Shuffle — Rearrange elements to pair up comparators for this layer
Min / Max — Compare ALL pairs in the layer simultaneously
Select — Pick min or max for each position using a bitmask

// Simplified AVX2 example for byte (all 27 elements in one Vector256)
var shuffled = Vector256.Shuffle(vec, layerPermutation);
var mins = Vector256.Min(vec, shuffled);
var maxs = Vector256.Max(vec, shuffled);
vec = Vector256.ConditionalSelect(layerMask, maxs, mins);

byte: All 27 in one Vector256
int: 4× Vector256 (8 each)
double: 7× Vector256 (4 each)

Trust, but Verify

AI can write code that looks fast. Only rigorous benchmarking tells you if it actually is.

[MemoryDiagnoser]
[SimpleJob(warmupCount: 5, iterationCount: 15)]
public class IntSortingBenchmarks {
  [Params(27, 28)]
  public int Length { get; set; }

  [Benchmark(Baseline = true)]
  public void ArraySort() => ...;

  [Benchmark]
  public void NetworkSort() => ...;
}

BenchmarkDotNet provided:

Statistical rigor — Mean, error, StdDev, ratios with confidence
Memory diagnostics — [MemoryDiagnoser] confirms zero allocations
Batched ops — 1000 ops/invoke to reduce timer overhead

Remember PR #1? The generic IComparable loop looked correct but was slower than Array.Sort. BenchmarkDotNet caught this immediately. Without measurement, we would have shipped slower code.

CI: GitHub Actions

Every push and PR runs build, test, and benchmarks across 4 platforms — covering x86, ARM64, and all SIMD paths:

Platform	Architecture	SIMD
ubuntu-latest	x64	AVX2 + AVX-512
ubuntu-24.04-arm	ARM64	AdvSimd / NEON
windows-latest	x64	AVX2
macos-latest	ARM64	AdvSimd / NEON

A summarize job merges all benchmark results into the $GITHUB_STEP_SUMMARY — viewable directly in the Actions UI. Copilot Code Review runs on every PR.

Results

x86 (Intel Core i9-9900K, AVX2)

27 elements, .NET 10:

Type	Array.Sort	NetworkSort	Speedup
sbyte	1,452 ns	41 ns	35x
byte	1,301 ns	39 ns	33x
float	1,636 ns	76 ns	22x
double	1,648 ns	93 ns	18x
short	1,402 ns	101 ns	14x
long	1,404 ns	104 ns	14x
uint	107 ns	54 ns	2.0x
string	979 ns	527 ns	1.9x
int	101 ns	57 ns	1.8x
ulong	118 ns	100 ns	~1.2x
char	93 ns	97 ns	~1x

char and ulong: .NET 10 already has SIMD-optimized Array.Sort for these types.

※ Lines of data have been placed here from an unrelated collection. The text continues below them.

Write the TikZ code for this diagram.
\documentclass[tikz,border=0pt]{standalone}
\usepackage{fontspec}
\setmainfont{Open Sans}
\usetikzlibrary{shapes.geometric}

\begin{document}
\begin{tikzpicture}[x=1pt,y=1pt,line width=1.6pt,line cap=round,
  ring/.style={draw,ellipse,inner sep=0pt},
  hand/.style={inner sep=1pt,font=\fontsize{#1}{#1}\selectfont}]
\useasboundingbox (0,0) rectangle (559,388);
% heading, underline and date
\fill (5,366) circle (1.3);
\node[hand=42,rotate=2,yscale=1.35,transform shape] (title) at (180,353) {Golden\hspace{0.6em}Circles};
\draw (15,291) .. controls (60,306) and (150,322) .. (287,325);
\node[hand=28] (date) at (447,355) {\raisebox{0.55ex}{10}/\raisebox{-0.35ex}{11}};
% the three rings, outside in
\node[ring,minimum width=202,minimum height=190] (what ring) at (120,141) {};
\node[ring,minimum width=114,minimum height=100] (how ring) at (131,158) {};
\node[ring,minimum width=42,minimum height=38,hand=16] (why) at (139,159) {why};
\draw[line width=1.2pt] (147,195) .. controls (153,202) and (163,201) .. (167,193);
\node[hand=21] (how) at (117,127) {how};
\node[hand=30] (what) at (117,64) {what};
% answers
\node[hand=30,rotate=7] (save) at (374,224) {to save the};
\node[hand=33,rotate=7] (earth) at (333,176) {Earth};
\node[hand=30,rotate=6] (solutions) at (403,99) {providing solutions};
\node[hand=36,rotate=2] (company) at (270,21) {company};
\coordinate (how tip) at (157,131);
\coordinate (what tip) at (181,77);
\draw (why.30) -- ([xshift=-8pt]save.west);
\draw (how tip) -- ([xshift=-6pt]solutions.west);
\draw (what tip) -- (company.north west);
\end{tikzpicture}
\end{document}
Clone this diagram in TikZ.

ARM64 (Apple M1, AdvSimd / NEON)

27 elements, .NET 10:

Type	Array.Sort	NetworkSort	Speedup
byte	1,200 ns	29 ns	41x
sbyte	1,230 ns	30 ns	41x
short	1,264 ns	54 ns	23x
ushort	1,254 ns	54 ns	23x
float	1,363 ns	78 ns	17x
double	1,523 ns	111 ns	14x
long	1,254 ns	106 ns	12x
char	98 ns	50 ns	2.0x
uint	108 ns	75 ns	1.4x
int	98 ns	78 ns	1.3x

41x faster for byte on Apple M1 with NEON intrinsics.

The Journey: 59 PRs in 3 Days

Day 1 — Foundation

PR #1: Generic sorting network (slower than BCL!)
PR #2: Code-gen unrolled methods
PR #3: Value locals for register allocation
PR #5: Int-specific, focus on 27/28 only

Day 1 — Optimization

PR #8: Specialize for all 13 primitive types
PR #12: String overload with ordinal comparison
PR #13: Port generator from Python to C#
PR #14: AVX2 SIMD for byte/sbyte (33x!)

Day 2+ — SIMD Everywhere

PR #17: ARM64 AdvSimd/NEON
PR #20: AVX-512 for 16-bit types
PR #35-39: AVX2/AVX-512 for int, float, double
PR #58: ARM64 TBL1 + early-exit optimizations

All code-generated by scripts/generate_unrolled.cs — change the generator, regenerate everything.

Conclusions

AI accelerates the research-to-code pipeline — From reading a paper to a working, optimized library in days, not weeks
Copilot handled the tedious parts — Code generation scripts, test coverage, SIMD boilerplate, CI/CD setup
Domain knowledge still matters — Understanding SIMD intrinsics, .NET JIT behavior, and benchmark methodology was essential
The results speak for themselves — Up to 41x faster than Array.Sort for specialized sizes

What’s Next?

Could this go in the BCL? Sorting networks need a custom network per array length — you’d need networks for every size, not just 27/28. A C# Source Generator inside a NuGet package may be a better fit for this narrower use case.